Short exercise:
Restate the data word for word and leave the images out.

— start Collected data —

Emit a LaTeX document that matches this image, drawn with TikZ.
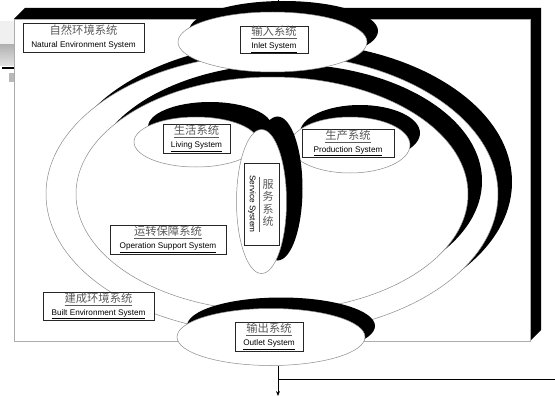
\documentclass[tikz,border=0pt]{standalone}
\usepackage{fontspec}
\setmainfont{Liberation Sans}
\newfontfamily\cjk{Noto Sans CJK SC}
\usetikzlibrary{shapes.geometric,arrows.meta}
\definecolor{cgray}{HTML}{5A5A5A}
\definecolor{egray}{HTML}{8A8A8A}
\newcommand\zhU[1]{{\cjk\fontsize{11.3}{13}\selectfont\color{cgray}\underline{#1}}}
\newcommand\zhN[1]{{\cjk\fontsize{11.3}{13}\selectfont\color{cgray}#1}}
\newcommand\enU[1]{{\fontsize{8.2}{13}\selectfont\underline{#1}}}
\newcommand\enN[1]{{\fontsize{8.2}{13}\selectfont #1}}
\tikzset{
  lbl/.style={draw=black!85, fill=white, line width=0.6pt, inner sep=0pt, align=center,
    font=\fontsize{8.2}{13}\selectfont},
  ring/.style={fill=white, draw=egray, line width=0.5pt},
  shad/.style={fill=black},
  ellnode/.style={ellipse, inner sep=0pt, fill=white, draw=egray, line width=0.5pt},
  shadnode/.style={ellipse, inner sep=0pt, fill=black},
  conn/.style={line width=0.9pt, black}
}
\begin{document}
\begin{tikzpicture}[x=1pt,y=-1pt]
\useasboundingbox (0,0) rectangle (555,396);
\fill[white] (0,0) rectangle (555,396);
% left decoration
\fill[gray!12] (0,21) rectangle (14,45);
\shade[top color=gray!60,bottom color=gray!22] (0,45) rectangle (14,66);
\draw[line width=1.6pt] (2,68) -- (13.5,68);
\fill[gray!55] (9,73) rectangle (13.5,82);
% 3D box
\fill[black] (14,19) -- (25,8) -- (541,8) -- (541,330) -- (530,341) -- (530,19) -- cycle;
\draw[gray!65, line width=0.8pt, fill=white] (14,19) rectangle (530,341);
% outer ring
\fill[shad] (286,182) ellipse [x radius=226pt, y radius=140pt];
\path[ring] (272,194) ellipse [x radius=226pt, y radius=140pt];
% inner ring
\fill[shad] (286,181) ellipse [x radius=196pt, y radius=117pt];
\path[ring] (272,194) ellipse [x radius=196pt, y radius=117pt];
% living
\fill[shad] (210,127) ellipse [x radius=62pt, y radius=25pt];
\path[ring] (196,142) ellipse [x radius=62pt, y radius=25pt];
% production
\fill[shad] (360,133) ellipse [x radius=60pt, y radius=28pt];
\path[ring] (350,145) ellipse [x radius=60pt, y radius=28pt];
% service
\fill[shad] (277.5,188.5) ellipse [x radius=25pt, y radius=72pt];
\path[ring] (261.5,201.5) ellipse [x radius=25pt, y radius=72pt];
% inlet / outlet
\node[shadnode, minimum width=189pt, minimum height=60pt] (inlets) at (283.5,31) {};
\node[ellnode, minimum width=189pt, minimum height=60pt] (inlet) at (272.5,42) {};
\node[shadnode, minimum width=188pt, minimum height=57pt] (outlets) at (281,326) {};
\node[ellnode, minimum width=188pt, minimum height=57pt] (outlet) at (271,337) {};
% labels
\node[lbl, minimum width=121pt, minimum height=29pt] (natural) at (83.5,37.5)
  {\zhN{自然环境系统}\\\enN{Natural Environment System}};
\node[lbl, minimum width=68pt, minimum height=27pt] (inletl) at (274,39.5)
  {\zhU{输入系统}\\\enU{Inlet System}};
\node[lbl, minimum width=67pt, minimum height=29pt] (living) at (196.5,138.5)
  {\zhU{生活系统}\\\enU{Living System}};
\node[lbl, minimum width=92pt, minimum height=28pt] (production) at (348,143)
  {\zhU{生产系统}\\\enU{Production System}};
\node[lbl, minimum width=35pt, minimum height=82pt] (service) at (261.5,204) {};
\node[rotate=-90, inner sep=0pt, font=\fontsize{8.2}{10}\selectfont] (servicee) at (252,204) {Service System};
\node[align=center, inner sep=0pt, font=\cjk\fontsize{11}{12.5}\selectfont, text=cgray] (servicez) at (268,203) {服\\务\\系\\统};
\draw[cgray, line width=0.5pt] (service.north) ++(-2.5,14) -- ++(0,55);
\node[lbl, minimum width=116pt, minimum height=29pt] (operation) at (168,239.5)
  {\zhU{运转保障系统}\\\enU{Operation Support System}};
\node[lbl, minimum width=111pt, minimum height=28pt] (built) at (98.5,306)
  {\zhU{建成环境系统}\\\enU{Built Environment System}};
\node[lbl, minimum width=68pt, minimum height=29pt] (outletl) at (269,336.5)
  {\zhU{输出系统}\\\enU{Outlet System}};
% connectors
\coordinate (topin) at (278,-6);
\draw[conn, -{Stealth[length=5pt,width=4pt]}, shorten >=4pt] (topin) -- (topin |- inlet.north);
\coordinate (outend) at (278,396);
\draw[conn, -{Stealth[length=5pt,width=4pt]}] (outend |- outlet.south) -- (outend);
\coordinate (hright) at (556,379);
\draw[conn] (outend |- hright) -- (hright);
\end{tikzpicture}
\end{document}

— end Collected data —

Task response:
Emit a LaTeX document that matches this image, drawn with TikZ.
\documentclass[tikz,border=0pt]{standalone}
\usepackage{fontspec}
\setmainfont{Liberation Sans}
\newfontfamily\cjk{Noto Sans CJK SC}
\usetikzlibrary{shapes.geometric,arrows.meta}
\definecolor{cgray}{HTML}{5A5A5A}
\definecolor{egray}{HTML}{8A8A8A}
\newcommand\zhU[1]{{\cjk\fontsize{11.3}{13}\selectfont\color{cgray}\underline{#1}}}
\newcommand\zhN[1]{{\cjk\fontsize{11.3}{13}\selectfont\color{cgray}#1}}
\newcommand\enU[1]{{\fontsize{8.2}{13}\selectfont\underline{#1}}}
\newcommand\enN[1]{{\fontsize{8.2}{13}\selectfont #1}}
\tikzset{
  lbl/.style={draw=black!85, fill=white, line width=0.6pt, inner sep=0pt, align=center,
    font=\fontsize{8.2}{13}\selectfont},
  ring/.style={fill=white, draw=egray, line width=0.5pt},
  shad/.style={fill=black},
  ellnode/.style={ellipse, inner sep=0pt, fill=white, draw=egray, line width=0.5pt},
  shadnode/.style={ellipse, inner sep=0pt, fill=black},
  conn/.style={line width=0.9pt, black}
}
\begin{document}
\begin{tikzpicture}[x=1pt,y=-1pt]
\useasboundingbox (0,0) rectangle (555,396);
\fill[white] (0,0) rectangle (555,396);
% left decoration
\fill[gray!12] (0,21) rectangle (14,45);
\shade[top color=gray!60,bottom color=gray!22] (0,45) rectangle (14,66);
\draw[line width=1.6pt] (2,68) -- (13.5,68);
\fill[gray!55] (9,73) rectangle (13.5,82);
% 3D box
\fill[black] (14,19) -- (25,8) -- (541,8) -- (541,330) -- (530,341) -- (530,19) -- cycle;
\draw[gray!65, line width=0.8pt, fill=white] (14,19) rectangle (530,341);
% outer ring
\fill[shad] (286,182) ellipse [x radius=226pt, y radius=140pt];
\path[ring] (272,194) ellipse [x radius=226pt, y radius=140pt];
% inner ring
\fill[shad] (286,181) ellipse [x radius=196pt, y radius=117pt];
\path[ring] (272,194) ellipse [x radius=196pt, y radius=117pt];
% living
\fill[shad] (210,127) ellipse [x radius=62pt, y radius=25pt];
\path[ring] (196,142) ellipse [x radius=62pt, y radius=25pt];
% production
\fill[shad] (360,133) ellipse [x radius=60pt, y radius=28pt];
\path[ring] (350,145) ellipse [x radius=60pt, y radius=28pt];
% service
\fill[shad] (277.5,188.5) ellipse [x radius=25pt, y radius=72pt];
\path[ring] (261.5,201.5) ellipse [x radius=25pt, y radius=72pt];
% inlet / outlet
\node[shadnode, minimum width=189pt, minimum height=60pt] (inlets) at (283.5,31) {};
\node[ellnode, minimum width=189pt, minimum height=60pt] (inlet) at (272.5,42) {};
\node[shadnode, minimum width=188pt, minimum height=57pt] (outlets) at (281,326) {};
\node[ellnode, minimum width=188pt, minimum height=57pt] (outlet) at (271,337) {};
% labels
\node[lbl, minimum width=121pt, minimum height=29pt] (natural) at (83.5,37.5)
  {\zhN{自然环境系统}\\\enN{Natural Environment System}};
\node[lbl, minimum width=68pt, minimum height=27pt] (inletl) at (274,39.5)
  {\zhU{输入系统}\\\enU{Inlet System}};
\node[lbl, minimum width=67pt, minimum height=29pt] (living) at (196.5,138.5)
  {\zhU{生活系统}\\\enU{Living System}};
\node[lbl, minimum width=92pt, minimum height=28pt] (production) at (348,143)
  {\zhU{生产系统}\\\enU{Production System}};
\node[lbl, minimum width=35pt, minimum height=82pt] (service) at (261.5,204) {};
\node[rotate=-90, inner sep=0pt, font=\fontsize{8.2}{10}\selectfont] (servicee) at (252,204) {Service System};
\node[align=center, inner sep=0pt, font=\cjk\fontsize{11}{12.5}\selectfont, text=cgray] (servicez) at (268,203) {服\\务\\系\\统};
\draw[cgray, line width=0.5pt] (service.north) ++(-2.5,14) -- ++(0,55);
\node[lbl, minimum width=116pt, minimum height=29pt] (operation) at (168,239.5)
  {\zhU{运转保障系统}\\\enU{Operation Support System}};
\node[lbl, minimum width=111pt, minimum height=28pt] (built) at (98.5,306)
  {\zhU{建成环境系统}\\\enU{Built Environment System}};
\node[lbl, minimum width=68pt, minimum height=29pt] (outletl) at (269,336.5)
  {\zhU{输出系统}\\\enU{Outlet System}};
% connectors
\coordinate (topin) at (278,-6);
\draw[conn, -{Stealth[length=5pt,width=4pt]}, shorten >=4pt] (topin) -- (topin |- inlet.north);
\coordinate (outend) at (278,396);
\draw[conn, -{Stealth[length=5pt,width=4pt]}] (outend |- outlet.south) -- (outend);
\coordinate (hright) at (556,379);
\draw[conn] (outend |- hright) -- (hright);
\end{tikzpicture}
\end{document}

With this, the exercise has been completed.